Gabriel Biteco

Personal information
- Full name: Gabriel Bitencourt da Silva
- Date of birth: 22 May 1999 (age 26)
- Place of birth: Porto Alegre, Brazil
- Height: 1.75 m (5 ft 9 in)
- Position: Right back

Team information
- Current team: Bagé

Youth career
- 2012–2019: Grêmio

Senior career*
- Years: Team / Apps / (Gls)
- 2019–2020: Grêmio / 19 / (1)
- 2020: → Esportivo (loan) / 0 / (0)
- 2021: Mogi Mirim / 7 / (0)
- 2022: Rio Branco-PR / 8 / (1)
- 2022: América-TO / 10 / (0)
- 2023: União Frederiquense / 20 / (1)
- 2024: Brasil de Pelotas / 11 / (0)
- 2024–: Bagé / 24 / (1)
- 2025: → Concórdia (loan) / 13 / (1)

= Gabriel Biteco =

Brazilian footballer

Gabriel Bitencourt da Silva (born 22 May 1999), better known as Gabriel Biteco, is a Brazilian professional footballer who plays as a right winger for Bagé.

==Career==

Formed in Grêmio's youth categories since 2012, Biteco played for the club on a few occasions, especially for the under-23 team. He also had a spell without playing for Esportivo and in 2021 defended Mogi Mirim in the Campeonato Paulista Segunda Divisão. In 2022, Gabriel played alongside his brother Guilherme at Rio Branco de Paranaguá during the Campeonato Paranaense. In the second half of the year, Biteco defended América de Teófilo Otoni, and in 2023, he returned to Rio Grande do Sul to play for União Frederiquense.
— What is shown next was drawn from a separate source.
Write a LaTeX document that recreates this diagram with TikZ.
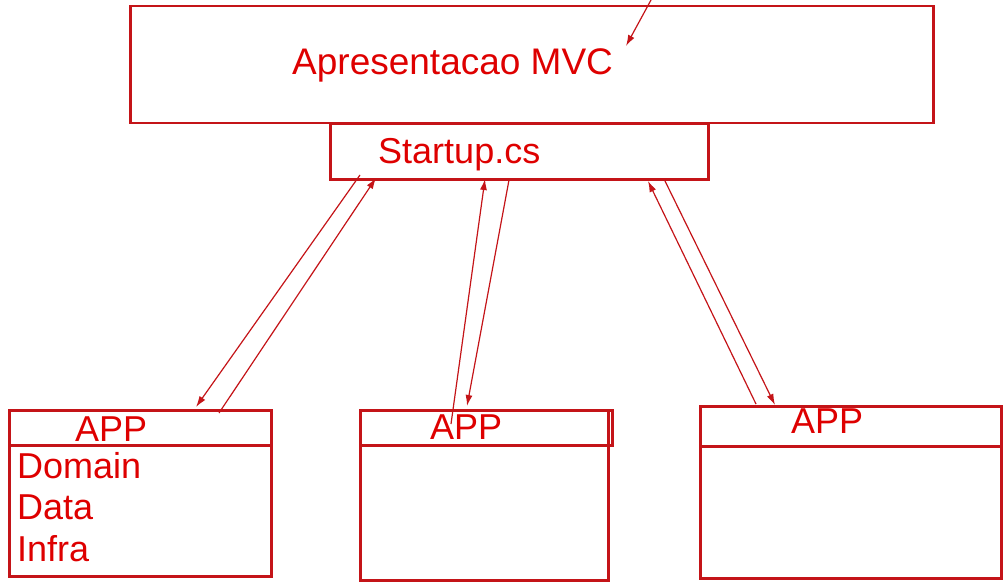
\documentclass[tikz,border=0pt]{standalone}
\usepackage{fontspec}
\setmainfont{Liberation Sans}
\usetikzlibrary{arrows.meta}
\definecolor{boxred}{RGB}{196,20,24}
\definecolor{txtred}{RGB}{222,0,0}
\begin{document}
\begin{tikzpicture}[x=1pt,y=-1pt,
  box/.style={draw=boxred,line width=2.5pt,anchor=north west,inner sep=0pt},
  lbl/.style={text=txtred,anchor=base west,inner sep=0pt,font=\fontsize{36}{40}\selectfont},
  link/.style={draw=boxred,line width=1.2pt,-{Latex[length=11pt,width=7pt]}}]
\useasboundingbox (0,0) rectangle (1006,583);
% top layer
\node [box,minimum width=803pt,minimum height=117pt] (mvc) at (129,5) {};
\node [box,minimum width=378pt,minimum height=55pt] (startup) at (329,123) {};
\node [lbl,font=\fontsize{37}{40}\selectfont] (mvctxt) at (292,75) {Apresentacao MVC};
\node [lbl] (startuptxt) at (378,163) {Startup.cs};
% app boxes
\node [box,minimum width=262pt,minimum height=166pt] (app1) at (8,409) {};
\node [box,minimum width=262pt,minimum height=35pt] (head1) at (8,409) {};
\node [box,minimum width=248pt,minimum height=170pt] (app2) at (359,409) {};
\node [box,minimum width=252pt,minimum height=35pt] (head2) at (359,409) {};
\node [box,minimum width=301pt,minimum height=172pt] (app3) at (699,405) {};
\node [box,minimum width=301pt,minimum height=40pt] (head3) at (699,405) {};
\node [lbl] (apptxt1) at (75,441) {APP};
\node [lbl] (domain) at (17,478) {Domain};
\node [lbl] (data) at (17,519) {Data};
\node [lbl] (infra) at (17,561) {Infra};
\node [lbl] (apptxt2) at (430,439) {APP};
\node [lbl] (apptxt3) at (791,433) {APP};
% connector ends
\coordinate (s1) at (360,175);
\coordinate (s2) at (376,178);
\coordinate (s3) at (485,179);
\coordinate (s4) at (509,180);
\coordinate (s5) at (648,181);
\coordinate (s6) at (665,181);
\coordinate (a1) at (196,407);
\coordinate (a2) at (219,413);
\coordinate (a3) at (451,424);
\coordinate (a4) at (467,406);
\coordinate (a5) at (756,404);
\coordinate (a6) at (775,405);
\coordinate (in) at (651,0);
\coordinate (intip) at (626,46);
\draw [link] (s1) -- (a1);
\draw [link] (a2) -- (s2);
\draw [link] (a3) -- (s3);
\draw [link] (s4) -- (a4);
\draw [link] (a5) -- (s5);
\draw [link] (s6) -- (a6);
\draw [link] (in) -- (intip);
\end{tikzpicture}
\end{document}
On 26 December 2023, he was announced as a reinforcement by Brasil de Pelotas. Biteco was later acquired by GE Bagé, and in 2025, loaned to Concórdia to compete in the state championship.

==Personal life==

Gabriel Biteco is brother of the also footballers Guilherme Biteco and Matheus Biteco, who died at the LaMia Flight 2933.